● Given instruction
Without the pictures, print the lines running from the beginning of the material to the line containing "259000, 287000, 322000, 334500, 414000, 395500]", both ends included.

● Information supplied

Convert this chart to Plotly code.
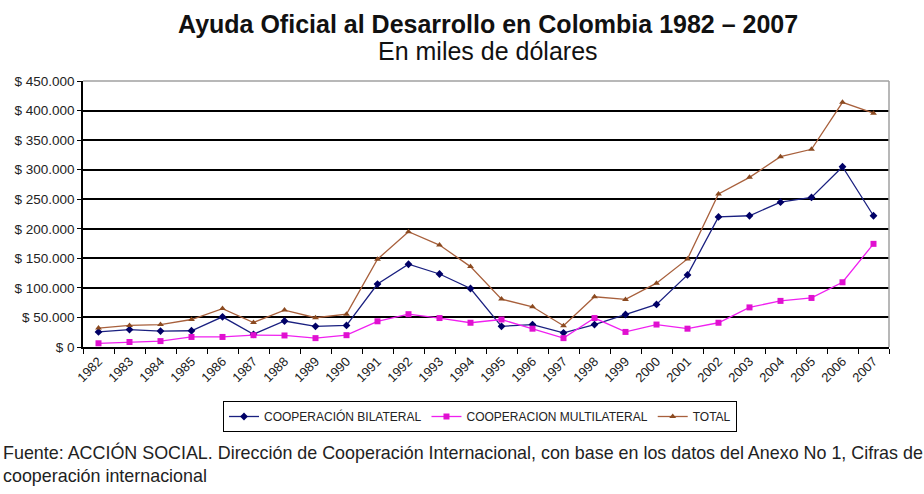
import plotly.graph_objects as go

# Años del periodo
years = [str(y) for y in range(1982, 2008)]

# Valores en miles de dólares
bilateral = [25500, 29500, 27000, 27500, 51000, 21500, 44000, 35000, 36500, 106500,
             140000, 123500, 99000, 35000, 38000, 24000, 38000, 55000, 72000, 122000,
             220000, 222000, 245000, 253000, 305000, 222000]
multilateral = [6300, 8500, 10000, 17000, 17000, 20000, 19500, 15000, 20000, 43500,
                55500, 49000, 41000, 46500, 31000, 15000, 49000, 25500, 38000, 31000,
                41000, 67000, 78000, 83000, 109500, 174500]
total = [32000, 36500, 38000, 46500, 65000, 41500, 62500, 49500, 55500, 148500,
         195000, 172500, 136000, 81000, 68000, 36000, 85000, 80500, 108000, 149000,
         259000, 287000, 322000, 334500, 414000, 395500]

y_ticks = list(range(0, 450001, 50000))
y_tick_labels = ["$ 0"] + ["$ {:,}".format(v).replace(",", ".") for v in y_ticks[1:]]

FONT = "Liberation Sans, Arial, sans-serif"
TEXT = "#222222"

fig = go.Figure()
fig.add_trace(go.Scatter(
    x=years, y=bilateral, name="COOPERACIÓN BILATERAL", mode="lines+markers",
    line=dict(color="#1A2080", width=1.3),
    marker=dict(symbol="diamond", size=6, color="#000066"),
))
fig.add_trace(go.Scatter(
    x=years, y=multilateral, name="COOPERACION MULTILATERAL", mode="lines+markers",
    line=dict(color="#F020F0", width=1.3),
    marker=dict(symbol="square", size=6, color="#E010D0"),
))
fig.add_trace(go.Scatter(
    x=years, y=total, name="TOTAL", mode="lines+markers",
    line=dict(color="#A8603C", width=1.3),
    marker=dict(symbol="triangle-up", size=6, color="#8B4A20"),
))

L, R, T, B = 83, 35, 81, 147
W, H = 924, 494
plot_w, plot_h = W - L - R, H - T - B


def px_x(x):
    return (x - L) / plot_w


def px_y(y):
    return (H - B - y) / plot_h


fig.update_layout(
    width=W, height=H,
    margin=dict(l=L, r=R, t=T, b=B),
    paper_bgcolor="white", plot_bgcolor="white",
    font=dict(family=FONT, size=12, color=TEXT),
    showlegend=True,
    legend=dict(
        orientation="h", x=px_x(480), xanchor="center", y=px_y(401), yanchor="top",
        bordercolor="#000000", borderwidth=1, bgcolor="white",
        font=dict(family=FONT, size=12, color=TEXT),
        itemwidth=30, tracegroupgap=0,
    ),
)

fig.add_annotation(text="<b>Ayuda Oficial al Desarrollo en Colombia 1982 – 2007</b>",
                   x=px_x(488), y=px_y(24), xref="paper", yref="paper", showarrow=False,
                   xanchor="center", yanchor="middle",
                   font=dict(family=FONT, size=25, color="#111111"))
fig.add_annotation(text="En miles de dólares",
                   x=px_x(488), y=px_y(51), xref="paper", yref="paper", showarrow=False,
                   xanchor="center", yanchor="middle",
                   font=dict(family=FONT, size=25, color="#111111"))
fig.add_annotation(text="Fuente: ACCIÓN SOCIAL. Dirección de Cooperación Internacional, con base en los datos del Anexo No 1, Cifras de<br>cooperación internacional",
                   x=px_x(1), y=px_y(440), xref="paper", yref="paper", showarrow=False,
                   xanchor="left", yanchor="top", align="left",
                   font=dict(family=FONT, size=17.9, color=TEXT))

fig.update_xaxes(
    type="category", range=[-0.5, 25.5],
    tickangle=-45, tickson="boundaries", ticks="outside", ticklen=5,
    tickcolor="#000000", showline=True, linecolor="#000000", linewidth=1.5,
    showgrid=False, tickfont=dict(family=FONT, size=13, color=TEXT),
)
fig.update_yaxes(
    range=[0, 450000], tickvals=y_ticks, ticktext=y_tick_labels,
    ticks="outside", ticklen=4, tickcolor="#000000",
    showline=True, linecolor="#000000", linewidth=1.5,
    showgrid=True, gridcolor="#000000", gridwidth=1.5,
    zeroline=False, tickfont=dict(family=FONT, size=13.5, color=TEXT),
)

# Borde gris del área de trazado (arriba y derecha)
fig.add_shape(type="line", xref="paper", yref="paper", x0=0, x1=1, y0=1, y1=1,
              line=dict(color="#A0A0A0", width=1.5))
fig.add_shape(type="line", xref="paper", yref="paper", x0=1, x1=1, y0=0, y1=1,
              line=dict(color="#A0A0A0", width=1.5))

fig.write_html("out.html")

● Answer to this task
Convert this chart to Plotly code.
import plotly.graph_objects as go

# Años del periodo
years = [str(y) for y in range(1982, 2008)]

# Valores en miles de dólares
bilateral = [25500, 29500, 27000, 27500, 51000, 21500, 44000, 35000, 36500, 106500,
             140000, 123500, 99000, 35000, 38000, 24000, 38000, 55000, 72000, 122000,
             220000, 222000, 245000, 253000, 305000, 222000]
multilateral = [6300, 8500, 10000, 17000, 17000, 20000, 19500, 15000, 20000, 43500,
                55500, 49000, 41000, 46500, 31000, 15000, 49000, 25500, 38000, 31000,
                41000, 67000, 78000, 83000, 109500, 174500]
total = [32000, 36500, 38000, 46500, 65000, 41500, 62500, 49500, 55500, 148500,
         195000, 172500, 136000, 81000, 68000, 36000, 85000, 80500, 108000, 149000,
         259000, 287000, 322000, 334500, 414000, 395500]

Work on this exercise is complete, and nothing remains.